Sururin dalam Rabi’ah al-Adawiyah Hubb al-Illahi (2000) mengutip Fariduddin al-Attar yang merawikan betapa memprihatinkan keluarga ini. Rumah mereka gelap gulita ketika Rabi’ah lahir. Sebab, tidak ada setetes pun minyak untuk menerangi lampu. Bahkan, tidak terdapat sehelai kain pun untuk melindungi bayi yang baru lahir itu dari hembusan angin dingin. Namun, tanda-tanda kebaikan dalam diri Rabi’ah al-Adawiyah sudah mulai tampak.
Ayah Rabi’ah dikisahkan akhirnya tertidur sambil memeluk bayi perempuannya. Dalam tidurnya, pria itu mimpi berjumpa dengan Nabi Muhammad SAW.
Rasulullah SAW berkata kepadanya, “Janganlah engkau bersedih hati karena putrimu yang baru lahir itu kelak akan menjadi orang yang terhormat.”
Masih dalam mimpinya, Nabi SAW berpesan kepada ayah Rabi’ah agar menulis sebuah surat kepada gubernur (‘amir) Basrah, “Tulislah: ‘Wahai ‘amir, engkau biasanya membaca shalawat 100 kali setiap malam dan 400 kali setiap malam Jumat. Tetapi, dalam Jumat terakhir ini engkau lupa melaksanakannya. Karena itu, hendaklah engkau membayar 400 dinar kepada yang membawa surat ini sebagai kafarat atas kelalaianmu.’”
Keesokan paginya, ayah Rabi’ah melaksanakan perintah Nabi SAW sebagaimana diperolehnya dalam mimpi. Ia tidak bisa menemui langsung sang gubernur. Karenanya, surat itu dititipkan kepada pasukan penjaga. Namun, justru gubernur Basrah sendiri yang kemudian mendatangi rumah keluarga Rabi’ah al-Adawiyah sambil memberikan uang ratusan dirham. Menurut Sururin, inilah salah satu cara Allah untuk menjaga Rabi’ah sejak dini dari harta yang haram atau syubhat.
Kehidupan sang salik tidak hanya menggetarkan orang Islam atau generasi sezamannya. Orientalis Louis Massignon memuji perikehidupan Rabi’ah al-Adawiyah sebagai “suatu kehidupan yang menyebarkan harum wangi ke orang-orang sekitarnya.”

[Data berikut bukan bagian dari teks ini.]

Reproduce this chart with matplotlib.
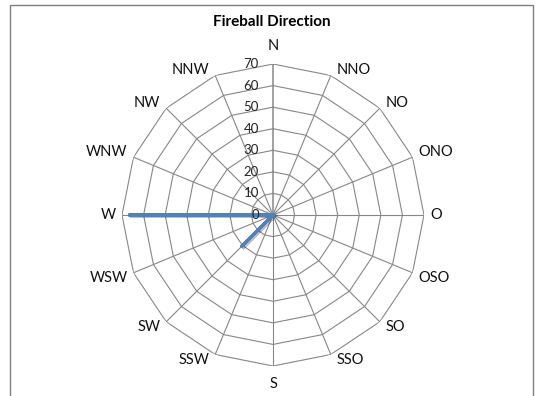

Sampai kini, ajaran-ajaran tasawuf sang sufi perempuan tersebut masih bergema dan dipelajari, khususnya mengenai cinta (mahabbah) dan kedekatan (al-uns) kepada Allah. Nyala cinta Rabi'ah al-Adawiyah terus menginspirasi generasi-generasi kemudian.